Rodriguez admits he couldn’t pass up the opportunity in 2011 when Comcast Corporation began soliciting proposals for minority owned networks. “When this opportunity came up to have a network, I jumped at it.,” says Rodriguez. “I had a full film career, but I was excited to explore this different frontier. Personally, I have five kids, English‑speaking Hispanic‑Americans, who don’t see themselves represented in television. I thought this was an opportunity to build something that hadn’t been done before – create a mainstream network that also catered to the growing English‑speaking Hispanic audience. That’s what I’ve been doing through my whole film career.”
This filmmaker from San Antonio also expresses a desire to create a place that would be a home for emerging artists – diverse filmmakers, artists, writers, actors – a place that they could come to create and share their sensibilities and have a direct pipeline into people’s homes.
Rodriguez has a third reason for launching El Rey, which is kind of selfish – in a good way. He reveals, “I always had a personal television network at home. I had a hard drive for years that had all my favorite shows and movies and trailers and short films. And I would program it on a VLC list, like a playlist. And I would just have it playing. It was very soothing just to see my favorite things playing. People would come by and say, ‘What’s that?’ And I’d tell them, ‘That’s my own personal television network.’ And it was a joke, but it was actually really kind of cool.”
This new television executive did not ponder much on what should be the debut show on El Rey. “I believe From Dusk Till Dawn will be a great way to introduce us to the audience and bring them to the network.

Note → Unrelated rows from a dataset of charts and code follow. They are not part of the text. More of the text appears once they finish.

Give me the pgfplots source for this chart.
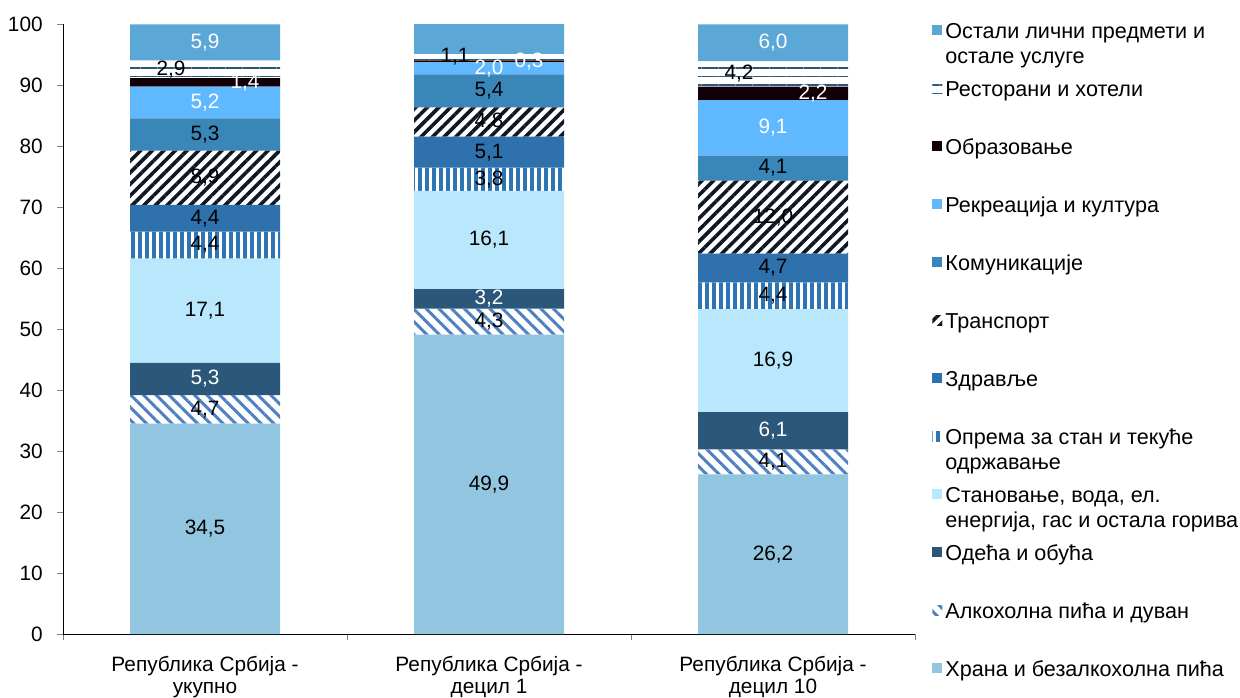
\documentclass[border=0pt]{standalone}
\usepackage{fontspec}
\setmainfont{Liberation Sans}
\usepackage{pgfplots}
\usepackage{pgfplotstable}
\pgfplotsset{compat=1.18}
\usetikzlibrary{patterns.meta}

\definecolor{cfood}{RGB}{146,198,224}
\definecolor{calc}{RGB}{79,129,193}
\definecolor{ccloth}{RGB}{42,87,122}
\definecolor{chouse}{RGB}{185,232,252}
\definecolor{cequip}{RGB}{46,117,182}
\definecolor{chealth}{RGB}{46,113,173}
\definecolor{ctrans}{RGB}{15,22,36}
\definecolor{ccomm}{RGB}{57,135,184}
\definecolor{crec}{RGB}{96,184,255}
\definecolor{cedu}{RGB}{18,0,6}
\definecolor{cother}{RGB}{91,168,214}

% x: 0 = ukupno, 1 = decil 1, 2 = decil 10 ; v = share, l = label
\pgfplotstableread{
x v l
0 34.5 34,5
1 49.1 49,9
2 26.2 26,2
}\food
\pgfplotstableread{
x v l
0 4.7 4,7
1 4.3 4,3
2 4.1 4,1
}\alc
\pgfplotstableread{
x v l
0 5.3 5,3
1 3.2 3,2
2 6.1 6,1
}\cloth
\pgfplotstableread{
x v l
0 17.1 17,1
1 16.1 16,1
2 16.9 16,9
}\house
\pgfplotstableread{
x v l
0 4.4 4,4
1 3.8 3,8
2 4.4 4,4
}\equip
\pgfplotstableread{
x v l
0 4.4 4,4
1 5.1 5,1
2 4.7 4,7
}\health
\pgfplotstableread{
x v l
0 8.9 8,9
1 4.8 4,8
2 12.0 12,0
}\trans
\pgfplotstableread{
x v l
0 5.3 5,3
1 5.4 5,4
2 4.1 4,1
}\comm
\pgfplotstableread{
x v l
0 5.2 5,2
1 2.0 2,0
2 9.1 9,1
}\rec
\pgfplotstableread{
x v l
0 1.4 1,4
1 0.3 0,3
2 2.2 2,2
}\edu
\pgfplotstableread{
x v l
0 2.9 2,9
1 1.1 1,1
2 4.2 4,2
}\rest
\pgfplotstableread{
x v l
0 5.9 5,9
1 5.0 5,0
2 6.0 6,0
}\other

\newcommand{\lent}[1]{\begin{tabular}[t]{@{}l@{}}#1\end{tabular}}

\pgfplotsset{
  seg/.style={
    nodes near coords={\pgfplotspointmeta},
    point meta=explicit symbolic,
    every node near coord/.append style={anchor=center, #1},
  },
  sq legend/.style={legend image code/.code={\path[##1,draw=none] (0pt,1.5pt) rectangle (5pt,6.5pt);}},
}

\begin{document}
\fontsize{10.4}{12.5}\selectfont
\begin{tikzpicture}
\useasboundingbox (-31.5pt,-31.5pt) rectangle (588.5pt,317pt);
\begin{axis}[
  ybar stacked,
  bar width=75pt,
  scale only axis,
  width=426pt, height=304.75pt,
  xmin=-0.5, xmax=2.5,
  ymin=0, ymax=100,
  ytick={0,10,...,100},
  xtick={-0.5,0.5,1.5,2.5},
  xticklabels={},
  extra x ticks={0,1,2},
  extra x tick labels={{Република Србија -\\укупно},{Република Србија -\\децил 1},{Република Србија -\\децил 10}},
  extra x tick style={major tick length=0pt},
  xticklabel style={align=center, font=\fontsize{10.4}{11.2}\selectfont, yshift=-7.5pt},
  axis x line*=bottom, axis y line*=left,
  axis line style={-},
  tick align=outside,
  major tick length=3pt,
  yticklabel style={xshift=-3.5pt},
  /pgf/number format/assume math mode=true,
  legend style={at={(1,1)}, anchor=north west, xshift=8.5pt, yshift=7.75pt,
    draw=none, fill=none, inner sep=0pt, row sep=0pt,
    font=\fontsize{10.8}{12.5}\selectfont,
    nodes={inner ysep=0pt, inner xsep=1.5pt, text height=14.5pt, text depth=14.5pt}},
  legend cell align=left,
  reverse legend,
  every axis plot/.append style={sq legend, draw=none},
]
\addplot[fill=cfood, seg=black] table[x=x, y=v, meta=l] {\food};
\addlegendentry{\lent{Храна и безалкохолна пића}}
\addplot[pattern={Lines[angle=-45,distance=4.5pt,line width=1.5pt]}, pattern color=calc, seg=black] table[x=x, y=v, meta=l] {\alc};
\addlegendentry{\lent{Алкохолна пића и дуван}}
\addplot[fill=ccloth, seg=white] table[x=x, y=v, meta=l] {\cloth};
\addlegendentry{\lent{Одећа и обућа}}
\addplot[fill=chouse, seg=black] table[x=x, y=v, meta=l] {\house};
\addlegendentry{\lent{Становање, вода, ел.\\енергија, гас и остала горива}}
\addplot[pattern={Lines[angle=90,distance=3.5pt,line width=1.7pt]}, pattern color=cequip, seg=black] table[x=x, y=v, meta=l] {\equip};
\addlegendentry{\lent{Опрема за стан и текуће\\одржавање}}
\addplot[fill=chealth, seg=black] table[x=x, y=v, meta=l] {\health};
\addlegendentry{\lent{Здравље}}
\addplot[pattern={Lines[angle=45,distance=4.1pt,line width=1.8pt]}, pattern color=ctrans, seg=black] table[x=x, y=v, meta=l] {\trans};
\addlegendentry{\lent{Транспорт}}
\addplot[fill=ccomm, seg=black] table[x=x, y=v, meta=l] {\comm};
\addlegendentry{\lent{Комуникације}}
\addplot[fill=crec, seg=white] table[x=x, y=v, meta=l] {\rec};
\addlegendentry{\lent{Рекреација и култура}}
\addplot[fill=cedu, seg={white,xshift=20pt}] table[x=x, y=v, meta=l] {\edu};
\addlegendentry{\lent{Образовање}}
\addplot[pattern={Lines[angle=0,distance=4.25pt,line width=0.8pt]}, pattern color=ccloth, seg={black,xshift=-17pt}] table[x=x, y=v, meta=l] {\rest};
\addlegendentry{\lent{Ресторани и хотели}}
\addplot[fill=cother, seg=white] table[x=x, y=v, meta=l] {\other};
\addlegendentry{\lent{Остали лични предмети и\\остале услуге}}
\end{axis}
\end{tikzpicture}
\end{document}
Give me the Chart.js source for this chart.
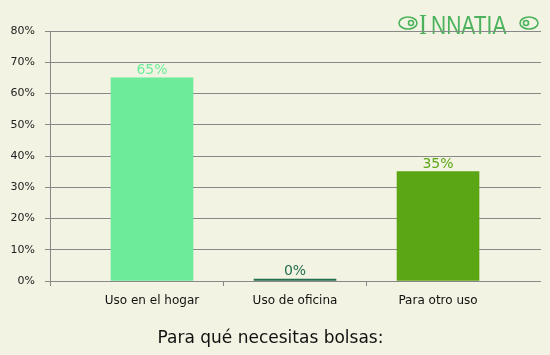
<!DOCTYPE html>
<html>
<head>
<meta charset="utf-8">
<script src="https://cdn.jsdelivr.net/npm/chart.js@4/dist/chart.umd.min.js"></script>
<style>
html,body{margin:0;padding:0;background:#f3f3e3;}
#wrap{width:550px;height:355px;position:relative;}
</style>
</head>
<body>
<div id="wrap"><canvas id="c" width="550" height="355"></canvas></div>
<script>
const categories = ["Uso en el hogar", "Uso de oficina", "Para otro uso"];
const values = [65, 0, 35];
const barColors = ["#6deb9b", "#22704e", "#5aa614"];
const labelColors = ["#6deb9b", "#22704e", "#5aa614"];
const yTicks = [0, 10, 20, 30, 40, 50, 60, 70, 80];
const xTickPositions = [0, 0.5, 1, 1.5, 2];
const titleText = "Para qué necesitas bolsas:";

const FONT = "'DejaVu Sans', Verdana, sans-serif";

const bgPlugin = {
  id: 'bg',
  beforeDraw(chart) {
    const ctx = chart.ctx;
    ctx.save();
    ctx.fillStyle = '#f3f3e3';
    ctx.fillRect(0, 0, chart.width, chart.height);
    // logo
    ctx.fillStyle = '#4cb35c';
    ctx.strokeStyle = '#4cb35c';
    ctx.textBaseline = 'alphabetic';
    ctx.save();
    ctx.translate(0, 34);
    ctx.scale(1, 1.25);
    ctx.font = "24px 'Liberation Serif', serif";
    ctx.fillText('I', 419, 0);
    ctx.font = "21px 'Liberation Sans', sans-serif";
    ctx.fillText('NNATIA', 431, 0);
    ctx.restore();
    ctx.lineWidth = 1.6;
    // left ornament
    ctx.beginPath();
    ctx.ellipse(408, 23, 9, 6, 0, 0, Math.PI * 2);
    ctx.stroke();
    ctx.beginPath();
    ctx.arc(411, 23, 2.5, 0, Math.PI * 2);
    ctx.stroke();
    // right ornament
    ctx.beginPath();
    ctx.ellipse(529, 23, 9, 6, 0, 0, Math.PI * 2);
    ctx.stroke();
    ctx.beginPath();
    ctx.arc(526, 23, 2.5, 0, Math.PI * 2);
    ctx.stroke();
    ctx.restore();
  }
};

const labelPlugin = {
  id: 'barLabels',
  afterDatasetsDraw(chart) {
    const ctx = chart.ctx;
    const meta = chart.getDatasetMeta(0);
    ctx.save();
    ctx.font = "14px " + FONT;
    ctx.textAlign = 'center';
    ctx.textBaseline = 'alphabetic';
    meta.data.forEach((el, i) => {
      ctx.fillStyle = labelColors[i];
      ctx.fillText(values[i] + '%', el.x, el.y - 4);
    });
    ctx.restore();
  }
};

new Chart(document.getElementById('c'), {
  type: 'bar',
  data: {
    datasets: [{
      data: values.map((v, i) => ({ x: i, y: v })),
      backgroundColor: barColors,
      barThickness: 82,
      minBarLength: 2,
      borderWidth: 0
    }]
  },
  options: {
    responsive: false,
    animation: false,
    events: [],
    layout: { padding: { left: 0, right: 9, top: 31, bottom: 0 } },
    plugins: {
      legend: { display: false },
      tooltip: { enabled: false },
      title: {
        display: true,
        position: 'bottom',
        text: titleText,
        color: '#111',
        font: { family: FONT, size: 17, weight: 'normal' },
        padding: { top: 0, bottom: 6 }
      }
    },
    scales: {
      x: {
        type: 'linear',
        offset: false,
        min: -0.713,
        max: 2.72,
        afterBuildTicks(s) { s.ticks = [s.min].concat(xTickPositions).map(v => ({ value: v })); },
        afterFit(s) { s.height = 47.6; },
        ticks: {
          autoSkip: false,
          maxRotation: 0,
          color: '#111',
          font: { family: FONT, size: 12 },
          padding: 8,
          callback(v) { return Number.isInteger(v) ? categories[v] : ''; }
        },
        grid: {
          drawOnChartArea: false,
          offset: false,
          tickLength: 5,
          color(ctx) { return (ctx.tick && !Number.isInteger(ctx.tick.value)) ? '#888888' : 'rgba(0,0,0,0)'; }
        },
        border: { display: false }
      },
      y: {
        min: 0,
        max: 80,
        afterBuildTicks(s) { s.ticks = yTicks.map(v => ({ value: v })); },
        afterFit(s) { s.width = 50; },
        ticks: {
          color: '#222',
          font: { family: FONT, size: 11 },
          padding: 10,
          callback(v) { return v + '%'; }
        },
        grid: {
          color: '#888888',
          lineWidth: 1,
          tickLength: 5
        },
        border: { display: true, color: '#888888', width: 1 }
      }
    }
  },
  plugins: [bgPlugin, labelPlugin]
});
</script>
</body>
</html>
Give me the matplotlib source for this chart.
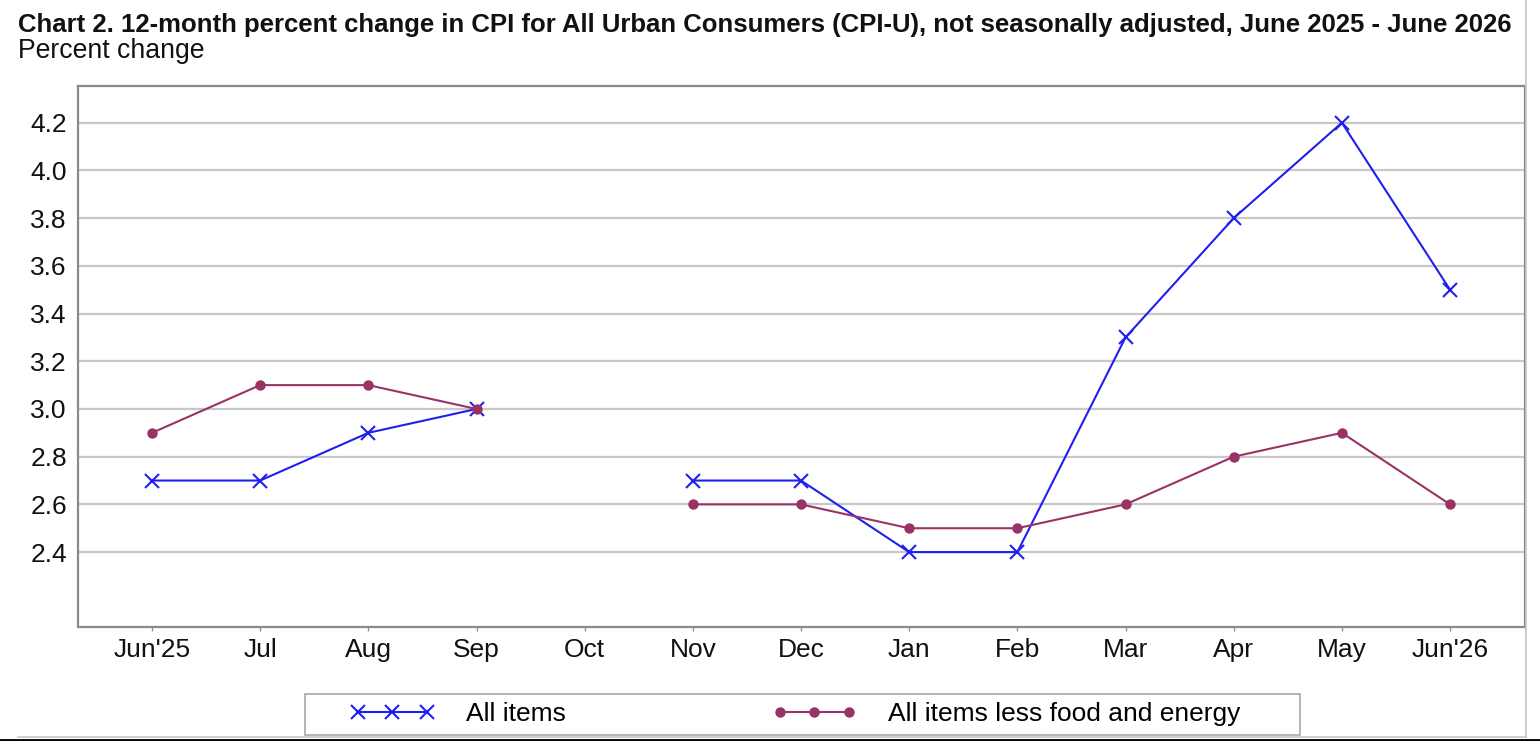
import numpy as np
import matplotlib
matplotlib.use("Agg")
import matplotlib.pyplot as plt
from matplotlib.lines import Line2D
from matplotlib.patches import Rectangle

months = ["Jun'25", "Jul", "Aug", "Sep", "Oct", "Nov", "Dec", "Jan", "Feb",
          "Mar", "Apr", "May", "Jun'26"]
all_items = [2.7, 2.7, 2.9, 3.0, np.nan, 2.7, 2.7, 2.4, 2.4, 3.3, 3.8, 4.2, 3.5]
core = [2.9, 3.1, 3.1, 3.0, np.nan, 2.6, 2.6, 2.5, 2.5, 2.6, 2.8, 2.9, 2.6]
yticks = [2.4, 2.6, 2.8, 3.0, 3.2, 3.4, 3.6, 3.8, 4.0, 4.2]
title = ("Chart 2. 12-month percent change in CPI for All Urban Consumers (CPI-U), "
         "not seasonally adjusted, June 2025 - June 2026")
subtitle = "Percent change"
series_names = ["All items", "All items less food and energy"]

W, H = 1540, 741
plt.rcParams['font.family'] = ['Liberation Sans', 'DejaVu Sans']
fig = plt.figure(figsize=(W / 100, H / 100), dpi=100)
fig.patch.set_facecolor('white')

def fx(px):
    return px / W

def fy(py):
    return (H - py) / H

ax = fig.add_axes([fx(78), fy(627), fx(1525) - fx(78), fy(86) - fy(627)])

BLUE = '#1f1fef'
PURPLE = '#993366'
x = np.arange(len(months))
ax.plot(x, all_items, color=BLUE, lw=1.5, marker='x', ms=10, mew=1.5, zorder=3)
ax.plot(x, core, color=PURPLE, lw=1.5, marker='o', ms=7.5, mew=0, zorder=4)

ax.set_xlim(-0.684, 12.693)
ax.set_ylim(2.086, 4.354)
ax.set_xticks(x)
ax.set_xticklabels(months, fontsize=19, color='#111111')
ax.set_yticks(yticks)
ax.set_yticklabels([f"{v:.1f}" for v in yticks], fontsize=19, color='#111111')
ax.tick_params(axis='y', length=0, pad=8)
ax.tick_params(axis='x', length=3, width=1, color='#909090', direction='out', pad=5)
ax.grid(axis='y', color='#c8c8c8', lw=1.6)
ax.set_axisbelow(True)
for s in ax.spines.values():
    s.set_color('#8a8a8a')
    s.set_linewidth(1.6)

t = fig.text(fx(18), fy(32), title, fontsize=17, fontweight='bold',
             family=['Liberation Sans Narrow', 'Liberation Sans', 'DejaVu Sans'],
             ha='left', va='baseline', color='#111111')
st = fig.text(fx(18), fy(58), subtitle, fontsize=15, ha='left', va='baseline',
              color='#111111')
fig.canvas.draw()
r = fig.canvas.get_renderer()
for txt, target in ((t, 1497), (st, 187)):
    w = txt.get_window_extent(r).width
    txt.set_fontsize(txt.get_fontsize() * target / w)

# legend frame
fig.add_artist(Rectangle((fx(305), fy(735)), fx(1300) - fx(305), fy(694) - fy(735),
                         transform=fig.transFigure, facecolor='white',
                         edgecolor='#a8a8a8', lw=1.2))
h1 = Line2D([], [], color=BLUE, lw=1.5, marker='x', ms=10, mew=1.5)
h2 = Line2D([], [], color=PURPLE, lw=1.5, marker='o', ms=7.5, mew=0)
for h, name, px in ((h1, series_names[0], 350), (h2, series_names[1], 772)):
    fig.legend([h], [name], loc='center left', bbox_to_anchor=(fx(px), fy(714)),
               bbox_transform=fig.transFigure, frameon=False, borderpad=0,
               borderaxespad=0, fontsize=19, handlelength=3.2, handletextpad=1.2,
               markerfirst=True, numpoints=3)

# outer border lines
fig.add_artist(Line2D([fx(1526), fx(1526)], [fy(0), fy(737)], transform=fig.transFigure,
                      color='#c8c8c8', lw=1.2))
fig.add_artist(Line2D([fx(18), fx(1526)], [fy(737), fy(737)], transform=fig.transFigure,
                      color='#c8c8c8', lw=1.2))
fig.add_artist(Line2D([0, 1], [fy(740), fy(740)], transform=fig.transFigure,
                      color='black', lw=2))

fig.savefig('out.png', dpi=100, facecolor='white')
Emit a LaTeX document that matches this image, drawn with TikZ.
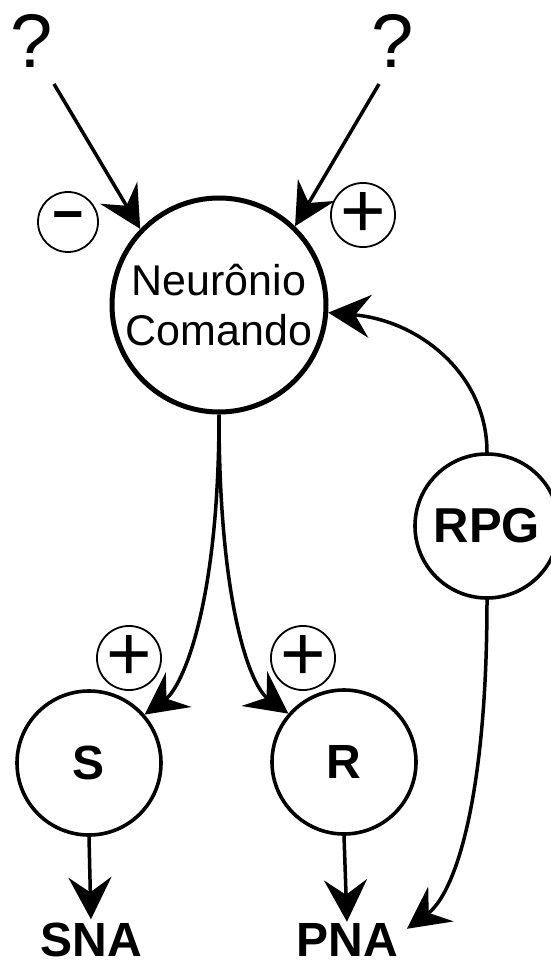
\documentclass[tikz,border=0pt]{standalone}
\usepackage{fontspec}
\setmainfont{Liberation Sans}
\usetikzlibrary{arrows.meta,calc}
\begin{document}
\begin{tikzpicture}[x=1pt,y=1pt,
  arr/.style={line width=3.5pt,-{Stealth[length=42pt,width=43pt,inset=15pt]}},
  bigcirc/.style={circle,draw,line width=3.6pt,inner sep=0pt,minimum size=144pt,font=\fontsize{48}{48}\bfseries\selectfont},
  signcirc/.style={circle,draw,line width=1.8pt,inner sep=0pt,minimum size=60pt,font=\fontsize{78}{78}\selectfont},
  qmark/.style={inner sep=0pt,font=\fontsize{76}{76}\selectfont},
  outlabel/.style={inner sep=0pt,anchor=base,font=\fontsize{48}{48}\bfseries\selectfont}
]
\useasboundingbox (0,0) rectangle (550,-968);

% question marks
\node[qmark] (q1) at (32,-41) {?};
\node[qmark] (q2) at (393,-41) {?};
\coordinate (q1s) at (54,-84);
\coordinate (q2s) at (379,-84);

% main neuron
\node[circle,draw,line width=5pt,inner sep=0pt,minimum size=214pt,align=center,
      font=\fontsize{43}{50}\selectfont] (main) at (219,-305) {Neurônio\\Comando};

% sign circles
\node[signcirc,font=\fontsize{54}{54}\bfseries\selectfont] (minus) at (68,-222) {−};
\node[signcirc] (plus1) at (363,-215) {+};
\node[signcirc] (plus2) at (129,-658) {+};
\node[signcirc] (plus3) at (303,-658) {+};

% other neurons
\node[bigcirc,font=\fontsize{49}{49}\bfseries\selectfont] (RPG) at (487,-526) {RPG};
\node[bigcirc] (S) at (89,-763) {S};
\node[bigcirc] (R) at (344,-762) {R};

% outputs
\node[outlabel] (SNA) at (91,-956) {SNA};
\node[outlabel] (PNA) at (347,-956) {PNA};

% connectors
\draw[arr] (q1s) -- (main.136);
\draw[arr] (q2s) -- (main.46);
\draw[arr] (main.south) .. controls +(0,-190) and +(38,28) .. (S.41);
\draw[arr] (main.south) .. controls +(0,-190) and +(-38,28) .. (R.139);
\draw[arr] (RPG.north) .. controls +(0,77) and +(92,-8) .. (main.-4);
\draw[arr] (RPG.south) .. controls +(0,-200) and +(48,35) .. ($(PNA.north east)+(9,-6)$);
\draw[arr,shorten >=3pt] (S.south) -- (SNA.north);
\draw[arr,shorten >=1pt] (R.south) -- (PNA.north);
\end{tikzpicture}
\end{document}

It was one of my favorite movies but there was so much more that I wanted to explore. My original movie, based on Quentin Tarantino’s script, took place in this bar in Mexico. I delved a little deeper into Mesoamerican mythologies and Aztec and Mayan mythologies, where a vampire culture could have existed. It was fascinating stuff that I only hinted at it in the movie. So, I really wanted to go back and enrich that whole experience. If the film was the short story, this series is the novel.”
Moving forward in its programming following 13-episode From Dusk Till Dawn, El Rey is offering the premiere of Matador (dates TBA), created by writer/producer Bob Orci, who with his business partner, Alex Kurtzman are responsible for FOX TV’s Sleepy Hollow. Newcomer Gabriel Luna (NCIS: Los Angeles) has been cast in the lead role playing opposite Nicky Whelan (Chosen). Series production starts at the end of March.
Moving to sports programming, El Rey is teaming with successful reality television producer Mark Burnett to build a new sports franchise and a number of shows around Lucha Libre, reinventing Mexico’s popular wrestling sport for a U.S. audience. Rodriguez has also partnered with FactoryMade Ventures executives John Fogelman and Cristina Patwa to facilitate El Rey’s outreach to Latino audiences, establishing its status as an English-language general entertainment network with relevant reality and scripted programming that encompasses animated series, movies, documentaries, news, music, comedy and sports programming.
Rodriguez sums by declaring, “So, I guess I have my own personal television network, and I couldn’t be more excited about it.”